“La mia è stata una carriera con diversi infortuni che mi hanno lasciato sette viti nelle mie articolazioni, tra entrambe le caviglie ed un ginocchio, oltre alla frattura alla spalla“. Basterebbe leggere questa dichiarazione per comprendere l’intimo significativo che porta con sé la vittoria conseguita da Mattia Casse nel superG della Val Gardena: a 34 anni ha conquistato la sua prima affermazione in Coppa del Mondo, meritandosi la soddisfazione più profonda, tra l’altro su una pista mitica come la Saslong.
Un sigillo meraviglioso che rappresenta una sorta di risarcimento per le tantissime sfortune che lo hanno colpito e un premio per la caparbietà dimostrata anche nei momenti più complicati. Ha confessato di aver pensato di lasciare lo sci alpino, ma è stato bravo a non mollare e si era imposto un diktat: “Vado avanti alle mie condizioni, vale a dire dare precedenza alle mie sensazioni, al mio sentire“. Lo ha fatto in grande stile e quando era davvero arduo crederci così fermamente.
Il primo podio nel massimo circuito internazionale itinerante era arrivato soltanto due anni fa: era il 17 dicembre 2022 quando sempre in Val Gardena, ma in discesa libera, fu terzo. Altre due gioie arrivarono nel gennaio del 2023: terzo nella discesa libera di Wengen (una delle Classiche per eccellenza) e terzo nel superG di Cortina d’Ampezzo. Oggi l’apoteosi vibrante, un autentico regalo di Natale anticipato quando mancano tre mesi al suo compleanno (il 19 febbraio spegnerà 35 candeline).
Le gioie sono arrivate in tarda età (a livello sportivo, si intende) per lo sciatore piemontese, che da giovane era un vero e proprio predestinato: faceva parte del progetto “Pianeta Giovani Ratiopharm”, lanciato dalla Federazione ormai due decenni fa per scoprire e svezzare svezzare i giovani talenti italiani. Un’autentica promessa che brillò ai Mondiali juniores nel 2010, imponendosi in discesa libera e conquistando il bronzo in superG.

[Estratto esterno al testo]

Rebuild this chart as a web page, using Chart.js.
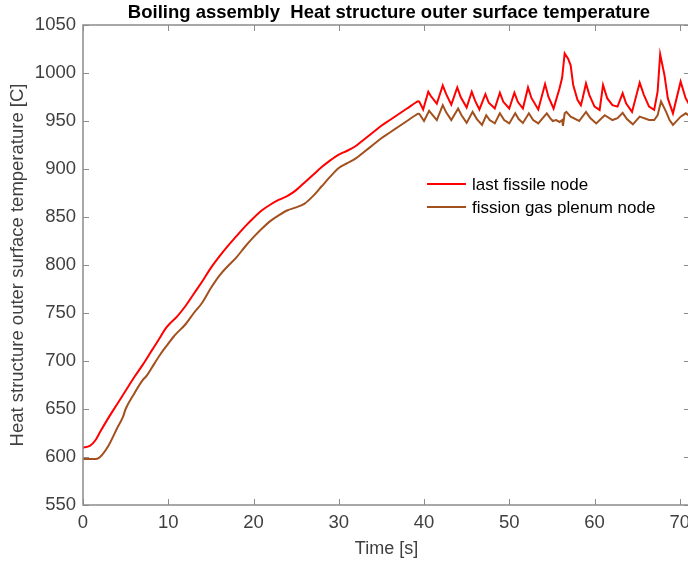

Il passaggio al piano superiore si rivelò però complicato per il nativo di Moncalieri e una serie di infortuni lo ha sensibilmente danneggiato. Basti pensare che conquistò la sua prima top-10 nel 2015 (quarto nel superG di Beaver Creek il 5 dicembre), seguita dalla settima piazza nel superG di Kitzbuehel poche settimane dopo, ma poi impiegò quattro anni per tornare a quei livelli (quinto nel superG di Lake Louise il 1° dicembre 2019), quando ormai i trent’anni erano all’orizzonte.
Da giovane predestinato a veterano vincente, passando per tante vicissitudini e diverse stagioni di alti e bassi. All’alba delle trentacinque primavere, però, Mattia Casse si sente ancora un “giovincello”, come ha dichiarato dopo l’affermazione odierna, e guarda con ottimismo al futuro: anche in una seconda vita sportiva si possono conseguire risultati di grido e se la forma fisica è questa ci sono tutte le carte in regola per continuare a sognare.